That chart is misleading. V8 supports (and has supported it for a long time) the vast majority of ES5. Since version 13 it's supported every ES5 features with the exception of Zero-width chars in identifiers, and I don't know when, but it was implemented somewhere between 16 and 23.
Yeah, Webkit support is disappointing. As mentioned in the article that is mostly because of a bug that prevents many effects from being rendered when used in an HTML document. Opening SVG files in a new window will render those effects correctly. But because no user will ever do that those effects are effectively broken.
Filters render just fine for me in embedded SVG files (I'm using direct embedding via <svg> tag in HTML5 documents). Not all primitives are fully implemented, but performance is definitely better than in Firefox. IE9 does not support filter effects at all, I don't see how WebKit is "lagging" here.
Awesome problem to solve (been looking for something similar without having to use three different tools), but there's no tutorial on how to use this or what it can do. Does it assume I've already assigned the glyphs in another piece of software or will it let me assign to characters if it can't tell?
It'd also be nice if there was a live specimen preview so I could adjust the ascent/descent visually. Also wish the weight was a drop-down that showed 100-900 and where the typical weights fall in e.g. 100 (Hairline)/ 400 (Regular) / 900 (Black).
Obviously you guys just built this thing two weekends ago, so those are just my two cents :)
Sort of. It implements a lowest-common-denominator vector stack on top of either VML for old-IE, or SVG for everything else. This means many vector operations available in SVG but not in VML are either not available in Raphael, or are implemented in a way that doesn't take advantage of native capabilities. We experienced an issue, for instance, with trying to animate a zoom effect on a path. This is doable in SVG with transform properties in a very performant way, but Raphael implemented it by recomputing all the path coordinates at each zoom level for each animation frame, which was too slow to be usable. On top of this, the other major browser environment that doesn't support SVG is pre-Honeycomb Android, which doesn't support VML either, so Raphael only gets you so far in terms of being cross-browser.

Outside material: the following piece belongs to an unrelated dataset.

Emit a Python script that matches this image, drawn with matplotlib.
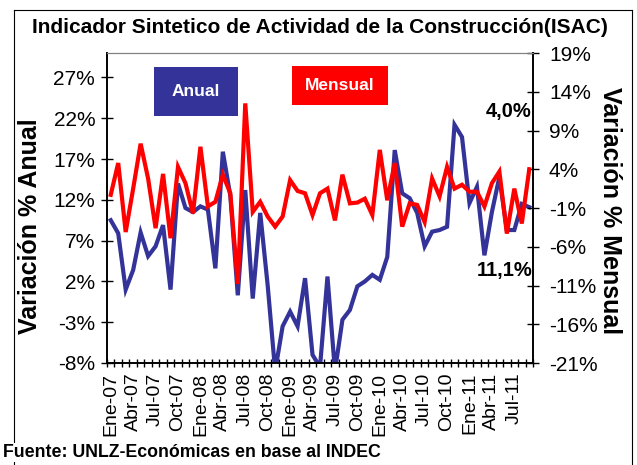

The data included in that table is totally wrong. Chrome supports most of the filter primitives defined in SVG spec, IE9 supports none of them, Firefox supports vast majority but with serious performance issues.
The real blocker for SVG is the lack of good authoring tools. Illustrator (used by the author of this article) apparently generates SVG files by rasterising many vector effects.
I suspect that there is a bug in WebKit that breaks bitmap rendering in certain circumstances, this would explain why some Illustrator-generated effects failed on Chrome.
The gradient mesh and drop shadow were exported as an embedded image by Illustrator, so it was never tried to do it via pure SVG.
But I guess the author doesn't have much experience with SVG's feature set and instead just fiddled around with Illustrator, looking at the export results and drawing conclusions for SVG.
There's a difference between "implemented" and "working".
Here's an example of the combination of PNG Transparence (in since version 1) and ShadowBlur (in for quite some time), both of which work on their own, but not in combination:
There are still lots of issues like this one, with limitless combinations of feature1, feature2, browser vendor to choose from that make working with vector graphics on the web several orders of magnitude more painful than simply throwing a .png up there and calling it done.
Most of the SVGs of this page don't test at all the described features, they're just PNGs or JPEGs embedded in SVG files. The author didn't even open its SVGs generated by Illustrator: a drop shadow in Illustrator does not mean a drop shadow in the generated SVG!
My experience is that SVG is simply not ready to support anything but the most basic vector art.
I'm never sure if it's Illustrator's SVG output, the format, or browser support that's lacking. But it's a total crapshoot if any kind of sophisticated techniques are going to make it out of AI. (Hell, it's a crapshoot if they'll make it through another PDF renderer, too; when I prep books for print, I just make a ton of TIFFs.)
Here's some other ways I might try to make that radial gradient in AI. And their results after eyeing the generated SVG.
- Draw about 8-10 lines in different colors radiating out from the central point. Make them into a blend. (This is an idiosyncratic use of the term "blend"; when you blend between two or more shapes, AI will draw a bunch of intermediary shapes that morph between them. You used to have to do this all the time before AI added the quick and easy gradient tool.)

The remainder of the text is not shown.